What is divorce mediation?

  • Jun 10 2018

Going through divorce is a difficult experience that can become more trying if the proceeding becomes contentious. For those couples who are willing and able to put aside the acrimony, there is an alternative to litigation — divorce mediation. If you are considering a divorce, an experienced family law attorney can help you determine if mediation is a good option for you. Let’s take a look at how the process works.

Divorce Mediation Basics

Divorce mediation is a form alternative dispute resolution in which a neutral third party, known as a mediator, works with the spouses to resolve the key issues in the divorce. This includes the division of marital property, child custody and parenting time, and child support. Rather than going to court, the spouses work with the mediator to reach a negotiated settlement, a quicker and less expensive approach than litigating the divorce.

Because a divorce litigation often involves a lengthy discovery period, both parties may accumulate legal expenses and experience prolonged emotional stress. In a divorce mediation, however, the parties are often able to resolve their issues in few sessions and reach an agreement. In order for mediation to work, however, both spouses must be able to fully participate in the process and negotiate in good faith.

Ultimately, divorce mediation is designed to foster empathy and understanding between the spouses, and enable them to have a mature discussion, rather than a heated battle. Moreover, the spouses have the opportunity to work through the divorce amicably, while raising their children and minimizing the emotional harm they may experience. Finally, when the spouses cooperate, they have a chance to move on with their lives more quickly.

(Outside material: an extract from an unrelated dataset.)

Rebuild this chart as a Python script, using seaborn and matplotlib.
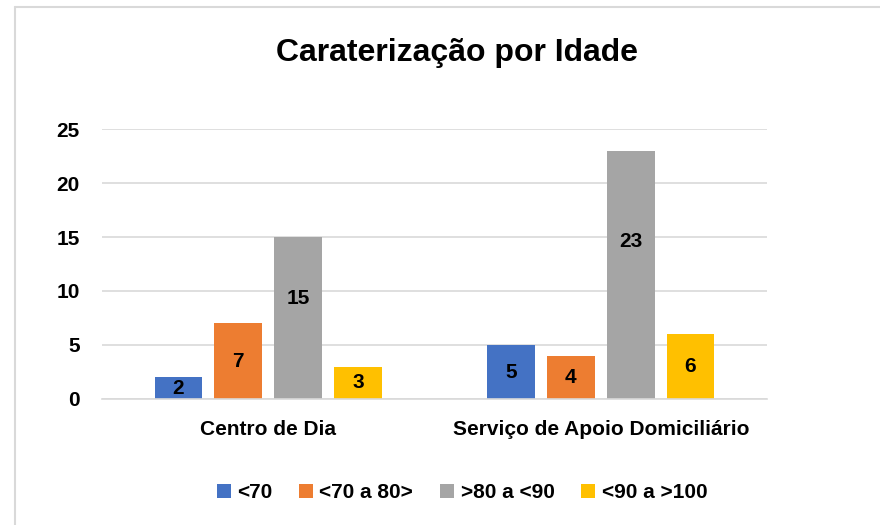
import matplotlib
matplotlib.use("Agg")
import matplotlib.pyplot as plt
import seaborn as sns
import pandas as pd
from matplotlib.patches import Patch
from matplotlib.lines import Line2D

categories = ["Centro de Dia", "Serviço de Apoio Domiciliário"]
groups = ["<70", "<70 a 80>", ">80 a <90", "<90 a >100"]
centro_de_dia = [2, 7, 15, 3]
apoio_domiciliario = [5, 4, 23, 6]
label_frac = [[0.5, 0.5, 0.62, 0.5], [0.5, 0.5, 0.635, 0.5]]
colors = ["#4472C4", "#ED7D31", "#A5A5A5", "#FFC000"]
yticks = [0, 5, 10, 15, 20, 25]

rows = []
for cat, vals in zip(categories, [centro_de_dia, apoio_domiciliario]):
    for g, v in zip(groups, vals):
        rows.append({"cat": cat, "grp": g, "val": v})
df = pd.DataFrame(rows)

sns.set_theme(style="white")
FONT = ["Liberation Sans", "DejaVu Sans"]
plt.rcParams["font.family"] = FONT
plt.rcParams["text.color"] = "black"

fig = plt.figure(figsize=(8.8, 5.25), dpi=100)
ax = fig.add_axes([102/880, 1-399/525, 665/880, 270/525])

sns.barplot(data=df, x="cat", y="val", hue="grp", hue_order=groups, order=categories,
            palette=colors, width=0.72, gap=0.2, ax=ax, legend=False,
            saturation=1, errorbar=None, linewidth=0, edgecolor="none")

ax.set_xlim(-0.5, 1.5)
ax.set_ylim(0, 25)
ax.set_yticks(yticks)
ax.set_yticklabels([str(t) for t in yticks], fontsize=15, fontweight="bold")
ax.yaxis.grid(True, color="#D9D9D9", linewidth=1.2)
ax.set_axisbelow(True)
for s in ["top", "right", "left"]:
    ax.spines[s].set_visible(False)
ax.spines["bottom"].set_color("#D9D9D9")
ax.spines["bottom"].set_linewidth(1.2)
ax.tick_params(axis="y", length=0, pad=16, colors="black")
ax.tick_params(axis="x", length=0, pad=15, colors="black")
ax.set_xticklabels(categories, fontsize=15, fontweight="bold")
ax.set_xlabel("")
ax.set_ylabel("")

# data labels
for gi, cont in enumerate(ax.containers):
    for ci, bar in enumerate(cont):
        h = bar.get_height()
        x = bar.get_x() + bar.get_width() / 2
        ax.text(x, h * label_frac[ci][gi], f"{int(h)}", ha="center", va="center",
                fontsize=15, fontweight="bold", color="black")

fig.suptitle("Caraterização por Idade", x=457/880, y=1-53/525, va="center",
             fontsize=23, fontweight="bold", color="black")

handles = [Patch(facecolor=c, edgecolor="none") for c in colors]
fig.legend(handles, groups, loc="center", bbox_to_anchor=(462/880, 1-493/525),
           ncol=4, frameon=False, prop={"weight": "bold", "size": 15, "family": FONT},
           handlelength=0.67, handleheight=0.67, handletextpad=0.3, columnspacing=1.3)

# chart border
fig.add_artist(Line2D([15/880, 1], [1-7/525, 1-7/525], color="#D9D9D9", lw=1.5))
fig.add_artist(Line2D([15/880, 15/880], [0, 1-7/525], color="#D9D9D9", lw=1.5))

fig.savefig("out.png", dpi=100, facecolor="white")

What is Collaborative Divorce?

A collaborative divorce is another form of alternative dispute resolution, but does not involve a mediator. Instead, the spouses and their attorneys collaborate with a team of financial professionals and child psychologists to resolve the divorce. The parties must agree in writing to resolve the matter without litigation. If they are unable to reach a settlement and court intervention becomes necessary, the parties must find new attorneys.

The Takeaway

Because taking a divorce case to court can be both an emotional and financial burden, divorce mediation and collaborative divorce have become more widely used by couples seeking to end their marriages amicably. Regardless of the forum you choose, litigation, mediation or collaborative divorce, an experienced family law attorney can help you navigate the process.